The 3-minute short Startleplex Cinema has such an ingenious idea at its core that I am shocked it hasn’t already been explored. Written and directed by Richard Drutman, the movie starts as a couple on a date take their seats in a movie theater. The man (Michael Ford) and the woman (Izabela Cylc) begin talking briefly before the movie starts. Then the lobby announcements (“Let’s all go to the lobby!”) start, and the man is reminded to turn off his phone. He does so, and they continue their chat.
The lobby ads continue and get progressively weirder. They warn that handjobs are not permitted on the premises and that any couple caught copulating will be removed from the theater without a refund. While they do tell the patrons to buy snacks, the pre-show warns against tossing your partner’s salad. Understandably, the couple gets a bit disturbed and confused by these PSAs of theater etiquette. What was supposed to be a nice night out is souring into uncomfortableness due to bad marketing.
“…lobby ads…warn that handjobs are not permitted on the premises and that any couple caught copulating will be removed…”
The best thing Startleplex Cinema has going for it is sheer brevity. Any longer and the back and forth reaction of the lobby ad, then the couple reacting to it would have gotten stale. But at less than 5-minutes long, the joke is perfectly set up and delivered before that ever happens. The thing that really makes the jokes land, aside from the perfect comedic timing of its leads, are the animated, anthropomorphic popcorn bucket, snack box, and cup doing these dirty deeds. It is a side-splitting sight gag.

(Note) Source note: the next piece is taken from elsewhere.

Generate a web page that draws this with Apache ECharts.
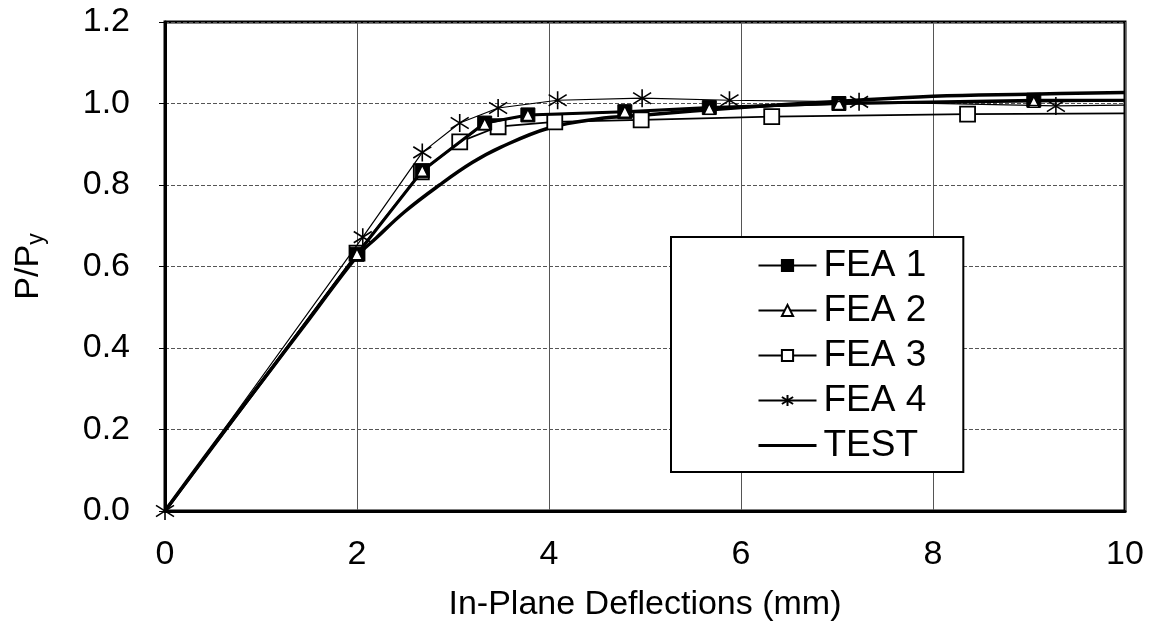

Ford and Cylc have a sweet, gentle chemistry together, and it is easy to see them as a new but happy couple. The way their faces turn from confusion to disgust to being upset is hilarious. The manner in which the two of them handle their last few lines of the film is delightful.
Startleplex Cinema has an original idea and gets right to the point as soon as possible. Michael Ford and Izabela Cylc are ideally matched and have great comedic sensibilities. Writer-director Richard Drutman knows precisely how to get the biggest laughs from any part of the lobby advert. More importantly, he also knows that stretching this story out any further would have made it grow tiresome. As is, it is a hysterical and ridiculous short film that will leave with a smile on your face.
"…has such an ingenious idea at its core that I am shocked it hasn't already been explored."